How to select a branding agency for startup success?

Picking the wrong agency costs more than money. It costs months. Most founders scroll through portfolios, respond to aesthetics, and sign contracts before asking the questions that actually matter. A top branding firms directory gives a useful starting point, but what happens after that list appears on screen separates founders who build lasting brand systems from those quietly repeating the same process a year later. Knowing what to look for changes everything.

Brief clarity first

Write the business problem down before approaching anyone. Not the design problem. The actual business problem. What does this brand need to communicate, to whom, and what should those people think the first time they encounter it? That single document changes every agency conversation that follows. Founders consistently withhold the budget range in early conversations, believing it protects their negotiating position. It does not. It guarantees that the first proposal returned misses the intended scope entirely. State a realistic range upfront. Agencies that receive a clear brief with honest budget parameters respond with proposals built around actual delivery rather than inflated scope dressed as value.

Portfolio evaluation process

General impressions from portfolio browsing are mostly useless. The right filter is specificity. Does each project in the portfolio feel genuinely built for its client, or does a repeating visual fingerprint show up regardless of what sector the client operates in? Agencies designing across clients with identical aesthetic language are executing a personal style. That is a different thing entirely from solving a positioning problem.

Four questions worth asking during any portfolio review:

  • Is strategic reasoning explained in case studies, or is the work presented without context?
  • Do identity systems from two or three years ago appear to still be in active use by the client?
  • Has the agency built any identities from a genuinely early startup brief rather than a rebrand?
  • Do deliverables shown include documentation, or only finished visual files?

Portfolios that hold up against these questions demonstrate real capability.
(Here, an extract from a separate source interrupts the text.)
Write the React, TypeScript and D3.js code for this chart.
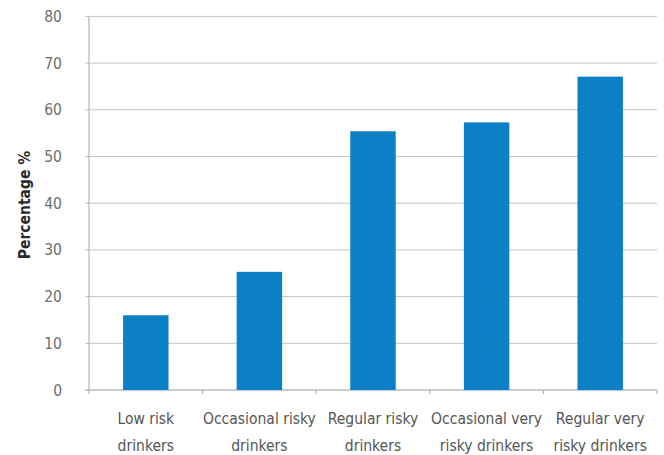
import React from "react";
import * as d3 from "d3";

const categories: string[][] = [
  ["Low risk", "drinkers"],
  ["Occasional risky", "drinkers"],
  ["Regular risky", "drinkers"],
  ["Occasional very", "risky drinkers"],
  ["Regular very", "risky drinkers"],
];
const values: number[] = [16, 25.3, 55.4, 57.3, 67.1];
const yTicks: number[] = [0, 10, 20, 30, 40, 50, 60, 70, 80];
const yTitle = "Percentage %";

const W = 664;
const H = 455;
const margin = { left: 89, right: 7, top: 16.4, bottom: 65 };

export default function App() {
  const keys = categories.map((_, i) => String(i));
  const x = d3
    .scaleBand<string>()
    .domain(keys)
    .range([margin.left, W - margin.right])
    .paddingInner(0.6)
    .paddingOuter(0.3);
  const y = d3.scaleLinear().domain([0, 80]).range([H - margin.bottom, margin.top]);
  const step = x.step();
  const x0 = margin.left;
  const x1 = W - margin.right;
  const font = "'DejaVu Sans Condensed', 'DejaVu Sans', sans-serif";

  return (
    <svg
      width={W}
      height={H}
      style={{ position: "absolute", left: 0, top: 0, background: "#fff" }}
    >
      {/* horizontal gridlines and y ticks */}
      {yTicks.map((t) => (
        <g key={t}>
          <line
            x1={x0 - 4}
            x2={x1}
            y1={y(t)}
            y2={y(t)}
            stroke={t === 0 ? "#9a9a9a" : "#c4c4c4"}
            strokeWidth={1}
          />
          <text
            x={62}
            y={y(t)}
            dy="0.36em"
            textAnchor="end"
            fontFamily={font}
            fontSize={15.5}
            fill="#6e6e6e"
          >
            {t}
          </text>
        </g>
      ))}
      {/* y axis line */}
      <line x1={x0} x2={x0} y1={y(80)} y2={y(0) + 4} stroke="#a8a8a8" strokeWidth={1} />
      {/* category boundary ticks */}
      {keys.map((k, i) => (
        <line
          key={"t" + k}
          x1={x0 + step * (i + 1)}
          x2={x0 + step * (i + 1)}
          y1={y(0)}
          y2={y(0) + 4}
          stroke="#a8a8a8"
        />
      ))}
      {/* bars */}
      {values.map((v, i) => (
        <rect
          key={"b" + i}
          x={x(String(i))}
          y={y(v)}
          width={x.bandwidth()}
          height={y(0) - y(v)}
          fill="#0b80c6"
        />
      ))}
      {/* category labels */}
      {categories.map((lines, i) => (
        <text
          key={"c" + i}
          textAnchor="middle"
          fontFamily={font}
          fontSize={15.5}
          fill="#555"
        >
          {lines.map((l, j) => (
            <tspan key={j} x={(x(String(i)) as number) + x.bandwidth() / 2} y={423.5 + j * 27.5}>
              {l}
            </tspan>
          ))}
        </text>
      ))}
      {/* y axis title */}
      <text
        transform={`translate(30, 205) rotate(-90)`}
        textAnchor="middle"
        fontFamily={font}
        fontSize={15.5}
        fontWeight="bold"
        fill="#2a2a2a"
      >
        {yTitle}
      </text>
    </svg>
  );
}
Those that do not are showcasing design fluency, which matters far less when the brief involves building something from scratch.

Shortlist and selection

Three agencies. That number gives a useful comparison without producing decision fatigue. More than five waste time on both sides without proportionally improving the outcome.

Once the shortlist exists, request a working conversation rather than a formal proposal immediately. How an agency behaves in that conversation tells a founder considerably more than a polished deck ever could. The ones worth pursuing ask more than they present. They name gaps in the brief directly. They describe their process in specific terms rather than language that could apply to any creative firm operating in any category.

References deserve more attention than most founders give them. Not from the agency’s biggest or most recognised engagements. From founders at comparable stages, speaking at least twelve months after their brand system was delivered. That conversation answers the questions that matter most at this stage.

Did the identity hold up in actual daily use? Was the documentation complete enough for an internal team to apply correctly without returning to the agency repeatedly? Would the founder make the same selection again, knowing what they know now?

Those answers, gathered honestly, close the evaluation better than any portfolio review or credentials conversation. Founders who take this process seriously before signing anything arrive at decisions they rarely need to revisit. That outcome, a brand system that works and keeps working long after the engagement closes, is exactly what the time investment in proper selection produces.